Counting the Cost

Russia: The cost of sanctions

What effects have six months of Western sanctions had on the Putin government and the country’s economy?

When Western powers imposed sanctions on Russia, the plan was to target President Vladimir Putin’s circle of influence, to hit the oil and banking industry, to hopefully force a pull-back on Ukraine, and avoid damage to the larger economy.

But a strange thing has happened: Russian consumers are feeling the pinch, the currency is in a mess, and unemployment is at a record low.

Sanctions began in March, and since then $75bn worth of Russian assets have left the country, and the deputy economy minister has been quoted as saying it could go as high as $120bn.

The currency, the rouble, has slumped by almost a fifth since the start of the year, raising concerns Russia may respond with capital controls, as a plunging currency means imports become more expensive.

Russia’s currency reserves have shrunk more than $30bn to $465bn, as it has had to defend the currency and pay more for imports. But that is not actually much for a $2tn economy which is expected to dodge a second recession in five years. And Russia’s tight labour market means unemployment is at a record low of 4.8 percent.

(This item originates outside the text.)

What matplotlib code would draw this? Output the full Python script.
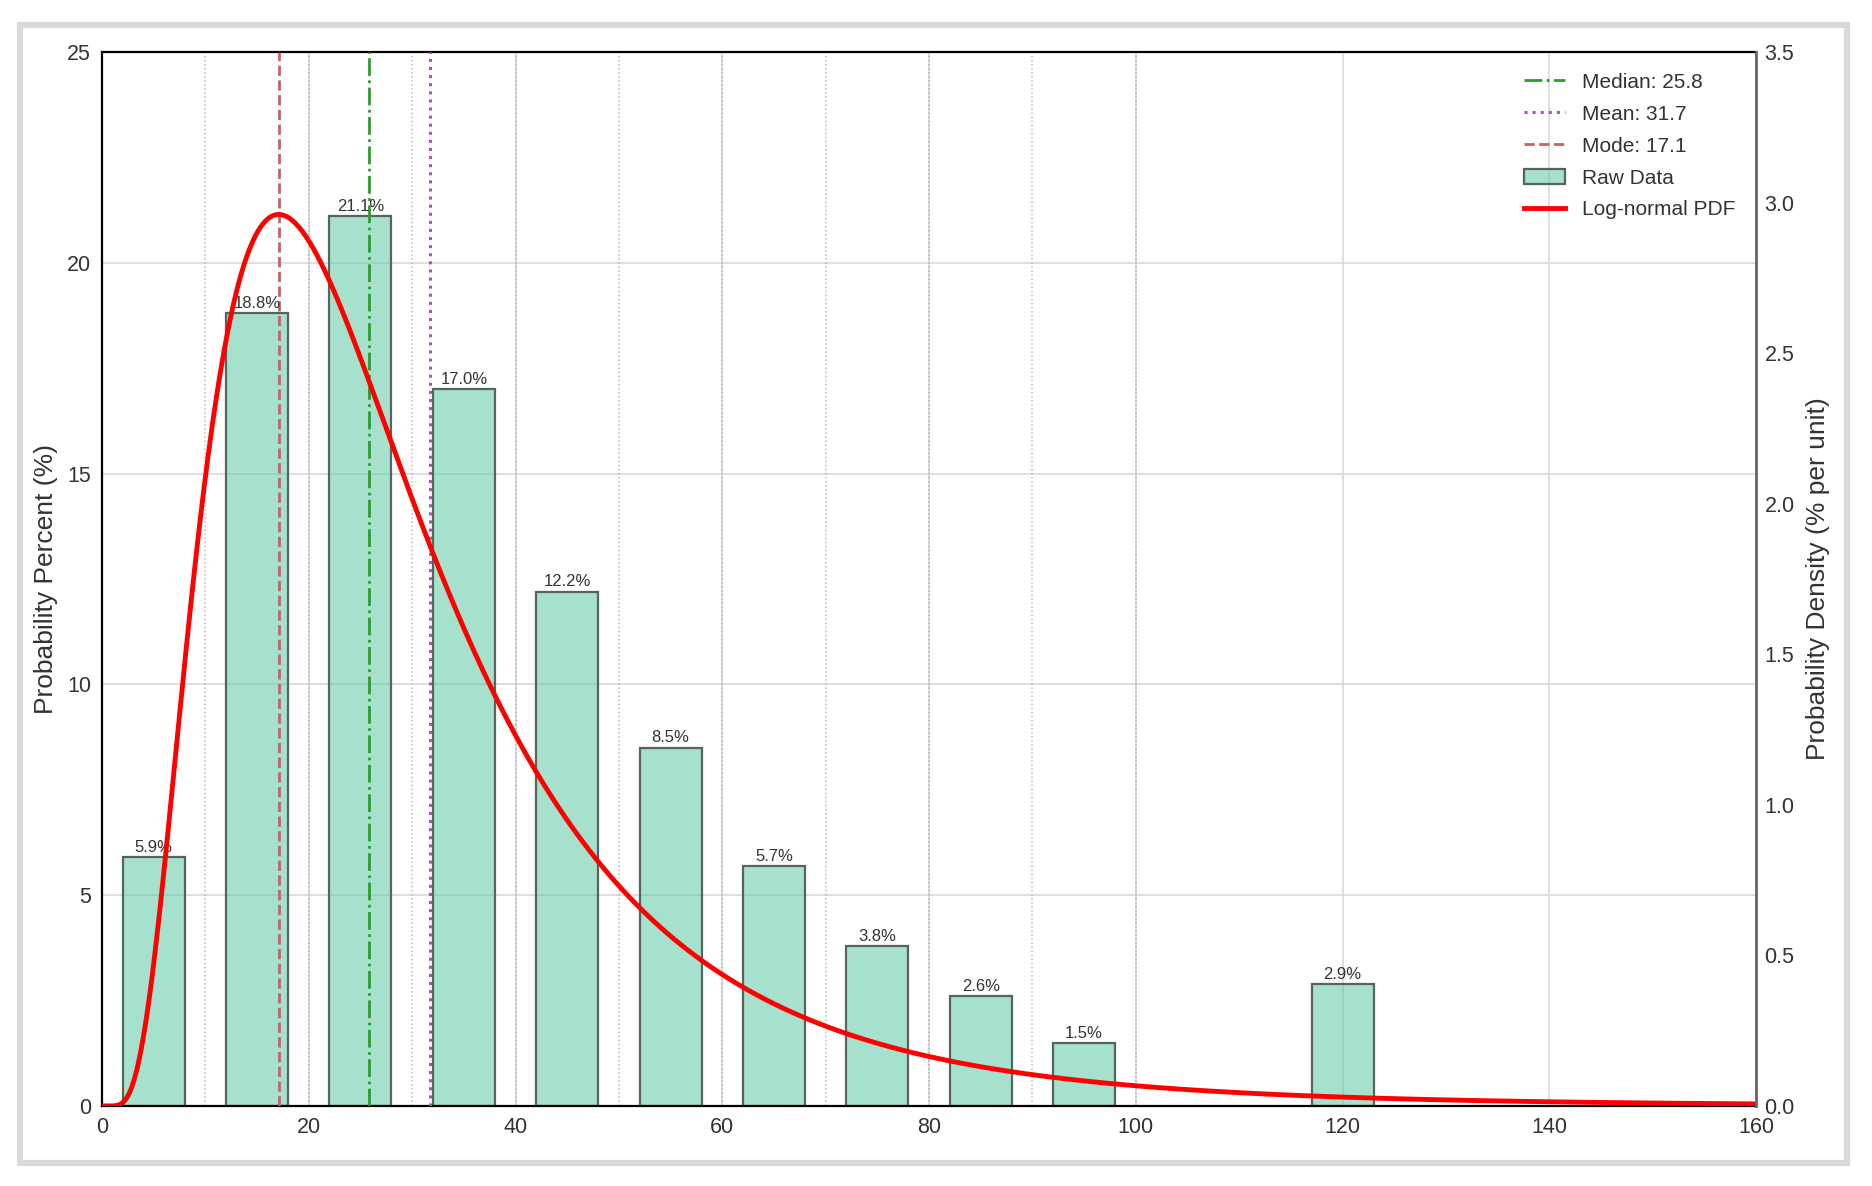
import numpy as np
import matplotlib
matplotlib.use("Agg")
import matplotlib.pyplot as plt
from matplotlib.patches import Rectangle, Patch
from matplotlib.lines import Line2D

plt.rcParams['font.family'] = ['Liberation Sans', 'DejaVu Sans']

# binned raw data (percent per bin), last bin is the 100+ tail shown at 120
bin_centers = [5, 15, 25, 35, 45, 55, 65, 75, 85, 95, 120]
bin_percent = [5.9, 18.8, 21.1, 17.0, 12.2, 8.5, 5.7, 3.8, 2.6, 1.5, 2.9]
bin_edges = [0, 10, 20, 30, 40, 50, 60, 70, 80, 90, 100]

# summary stats from the legend
median_val = 25.8
mean_val = 31.7
mode_val = 17.1

x_ticks = [0, 20, 40, 60, 80, 100, 120, 140, 160]
y_ticks = [0, 5, 10, 15, 20, 25]
y2_ticks = [0.0, 0.5, 1.0, 1.5, 2.0, 2.5, 3.0, 3.5]

# log-normal fitted from median and mean
mu = np.log(median_val)
sigma = np.sqrt(2 * np.log(mean_val / median_val))
xs = np.linspace(0.01, 160, 1200)
pdf = 100 * np.exp(-(np.log(xs) - mu) ** 2 / (2 * sigma ** 2)) / (xs * sigma * np.sqrt(2 * np.pi))

fig = plt.figure(figsize=(18.72, 11.86), dpi=100)
ax1 = fig.add_axes([0.0545, 0.0675, 0.8836, 0.8887])
ax2 = ax1.twinx()

# grid + bin edge markers
ax1.grid(True, color='#dcdcdc', lw=1.3, zorder=0)
ax1.set_axisbelow(True)
for e in bin_edges:
    ax1.axvline(e, color='#a0a0a0', ls=':', lw=1.1, alpha=0.7, zorder=1)

bars = ax1.bar(bin_centers, bin_percent, width=6,
               facecolor=(0.4, 0.8, 0.667, 0.58), edgecolor='#56645f',
               linewidth=1.6, zorder=2)
for xc, v in zip(bin_centers, bin_percent):
    ax1.text(xc, v + 0.05, f"{v:.1f}%", ha='center', va='bottom',
             fontsize=12, color='#333333', zorder=5)

ax1.axvline(median_val, color='#2f9a2f', ls='-.', lw=2, zorder=4)
ax1.axvline(mean_val, color='#b24cc0', ls=':', lw=2.2, zorder=4)
ax1.axvline(mode_val, color='#c06464', ls='--', lw=2, zorder=4)

ax2.plot(xs, pdf, color='red', lw=3.5)

ax1.set_xlim(0, 160)
ax1.set_ylim(0, 25)
ax2.set_ylim(0, 3.5)
ax1.set_xticks(x_ticks)
ax1.set_yticks(y_ticks)
ax2.set_yticks(y2_ticks)
ax2.set_yticklabels([f"{t:.1f}" for t in y2_ticks])

ax1.tick_params(axis='both', length=0, labelsize=15.5, colors='#333333', pad=8)
ax2.tick_params(axis='y', length=0, labelsize=15.5, colors='#333333', pad=6)

ax1.set_ylabel('Probability Percent (%)', fontsize=19, color='#333333', labelpad=6)
ax2.set_ylabel('Probability Density (% per unit)', fontsize=19, color='#333333', labelpad=8)

for s in ['left', 'bottom', 'top']:
    ax1.spines[s].set_color('black')
    ax1.spines[s].set_linewidth(1.6)
ax1.spines['right'].set_visible(False)
for s in ['left', 'bottom', 'top']:
    ax2.spines[s].set_visible(False)
ax2.spines['right'].set_color('#666666')
ax2.spines['right'].set_linewidth(2)

handles = [
    Line2D([], [], color='#2f9a2f', ls='-.', lw=2),
    Line2D([], [], color='#b24cc0', ls=':', lw=2.2),
    Line2D([], [], color='#c06464', ls='--', lw=2),
    Patch(facecolor=(0.4, 0.8, 0.667, 0.58), edgecolor='#56645f', linewidth=1.6),
    Line2D([], [], color='red', lw=3.5),
]
labels = [f'Median: {median_val}', f'Mean: {mean_val}', f'Mode: {mode_val}',
          'Raw Data', 'Log-normal PDF']
leg = ax2.legend(handles, labels, loc='upper right', frameon=False, fontsize=15,
                 labelspacing=0.62, borderaxespad=0.6)
for t in leg.get_texts():
    t.set_color('#333333')

# light gray frame around the whole figure
fig.patches.append(Rectangle((0.0107, 0.019), 0.9757, 0.9595, transform=fig.transFigure,
                             fill=False, edgecolor='#d9d9d9', lw=4.5))

fig.savefig('out.png', dpi=100)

To discuss this paradox in the Russian economy, we speak to Cornelia Meyer, a global economist and an expert on energy issues.

Al Jazeera’s Rory Challands also reports from Moscow, as the banks turn to the government to raise money. And Nidhi Dutt reports from Moscow’s former satellite, Tajikistan, on how Western sanctions have opened up new markets for the country’s farmers.

A Path to online privacy

In the world of access to private information, the Edward Snowden affair brought everything out into the open last year. And there are continuing concerns about what happens to our online content and who is accessing it.

In the latest, Twitter is in essence suing the US government. The backstory is that some tech companies signed up to a deal where they would disclose the amount of data requests they get from spy agencies, but only in broad numbers, which does not tell users a whole lot about how much they are being watched.

Twitter was not part of the deal, because it wants to be able to disclose all the requests it gets so people have the full picture. In a statement it talks about the restrictions being a violation of the First Amendment.

Smaller players in the social media game were not really part of this deal, but some say that privacy is paramount to the whole experience. Social network Path is doing things in a different, smaller and – it claims – much more private way.

While Facebook has 829 million daily active users, Path only had 1.5 million at the start of the year. But comparative growth in 2014 has been good, and it is now up to five million daily active users, from a total base of around 25 million global users.

To discuss online privacy in the social media world, we speak to Dave Morin, a former manager at Facebook, who is the co-founder and CEO of Path.

Japan: Abenomics continued

This week we also look at Japan and the next phase of ‘Abenomics’, as Prime Minister Shinzo Abe thinks about another increase in tax.

It does seem an obvious way to raise money and bring down debt, but does the once-mighty Land of the Rising Sun have enough economic strength to deal with it? Al Jazeera’s Wayne Hay reports from Tokyo.